Virtually all of the recent financial-industry earnings calls included a question on Trump’s trade war followed by earnest assurances that it’s bad in general but no worry to the institution or its investors, at least not for any near-term quarter anyone now cares about.  Really?  Are financial markets so much more impregnable than those in manufactured goods and services?  In fact, geopolitical risk has a habit of transmitting itself far more quickly through financial markets than any tariff can work its way through the value chain.  Even more worrisome, a large nation with a big book of USG obligations has an awesome weapon with which to humble or even defeat an adversary.  It’s a double-edged sword, but a determined, sophisticated adversary might well use at least some of it to drive home a point against the U.S. and, if it can, reassert a role for other currencies – its own very much included – as the global reserve go-to.  Done with skill and speed, this would make the 2013 “taper tantrum” look like just a toddler’s sniffles. 

Status as the global reserve currency goes hand-in-glove with the position a nation takes on the geopolitical stage, conferring with it the “exorbitant privilege” about which former French president Valéry Giscard d’Estaing complained decades ago.  But, complain as others might, the U.S. position on the global stage was so dominant and so vital that no threat to the dollar’s reserve-currency status has ever been credible.  Then, of course, came President Trump. 

With so many “foes” now designated for so many reasons in so many disputes, the global status of the United States is under unique siege from within.  This creates an unprecedented opportunity for countries with imperial destinies and dreams.  China is of course first, foremost, and by far the most likely among them to exploit an unexpected opening to reinvigorate its long-standing campaign to undermine the dollar’s status.  And, carefully done, an attack on the dollar could be a good deal cheaper than another island in the South China Sea and a good deal more useful in the immediate future. 

In 2009, at the height of the great financial crisis, China took a determined run at the dollar.  Exploiting a uniquely vulnerable moment, China proposed revising the IMF’s special drawing right (SDR) basket of currencies to include its own.  SDRs are essentially figments of the IMF’s imagination, with no market impact.  However, the move then was understood – and rightly so – as an effort by China’s government to assert itself on the global economic stage.  This campaign has continued in many ways in many places, each time backed by continued, aggressive efforts by China to do what it can when it can to challenge the dollar and, thus, the United States. 

As of this writing, China is the largest holder of U.S. Treasuries, with its book clocking in at about $1.2 trillion.  At a time of growing inflation worries, rising supplies of Treasury obligations, uncertain Congressional action on key fiscal deadlines, and a bit of Fed tapering, how much would China have to dispose of to make a point?  What if it just chose to buy Euros instead of dollars for even a little bit?  More worrisome still, what about a geopolitical calculation that, even though the odds of dethroning the U.S. dollar are remote, bloodying the currency is so useful on the geopolitical stage that its central bank can afford to fire off more than just a warning shot? 

In 1979, I was a very young officer at Bank of America with the dubious responsibility of corporate political scientist.

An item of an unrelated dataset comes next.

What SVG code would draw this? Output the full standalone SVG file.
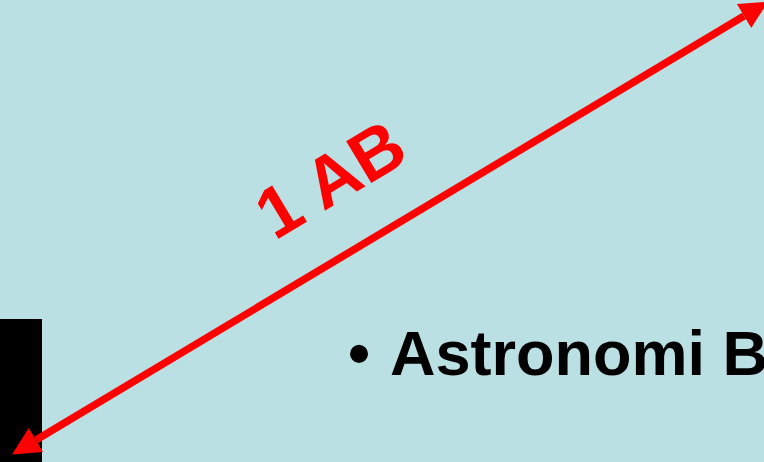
<svg xmlns="http://www.w3.org/2000/svg" width="764" height="462" viewBox="0 0 764 462">
<style>
.lbl{font-family:"Liberation Sans",Arial,sans-serif;font-weight:bold}
.red{fill:#FF0000}
</style>
<defs>
<marker id="ah" viewBox="0 0 28 28" markerWidth="28" markerHeight="28" refX="0" refY="14" orient="auto-start-reverse" markerUnits="userSpaceOnUse">
<path d="M0,0 L28,14 L0,28 z" fill="#FF0000"/>
</marker>
</defs>
<rect width="764" height="462" fill="#BAE0E3"/>
<g id="block"><rect x="0" y="319" width="42" height="143" fill="#000"/></g>
<g id="connectors">
<path d="M36,440 L744,16" stroke="#FF0000" stroke-width="7.5" fill="none" marker-start="url(#ah)" marker-end="url(#ah)"/>
</g>
<g id="label-1AB">
<text class="lbl red" x="343" y="200" font-size="71" text-anchor="middle" transform="rotate(-31 343 200)">1 AB</text>
</g>
<g id="bullet-text">
<text class="lbl" x="348" y="375" font-size="63">•</text>
<text class="lbl" x="390" y="375" font-size="63">Astronomi B</text>
</g>
</svg>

Accompanying a group of corner-office executives to Washington, I hesitantly warned that events were not going particularly well in Iran and the nation might well default on its financial obligations.  The men all gently but firmly put me in my junior place, with the CEO memorably telling me that he knew Iran’s finance minister well and whomever it was at the time would never do anything like that to him.  Good friends and assurances over dinner are comforting, but geopolitics – not what the financial market thinks of as good sense – has a nasty habit of upsetting financial forecasts.  It’s still early days in the global trade war, but far from all quiet on the eastern front.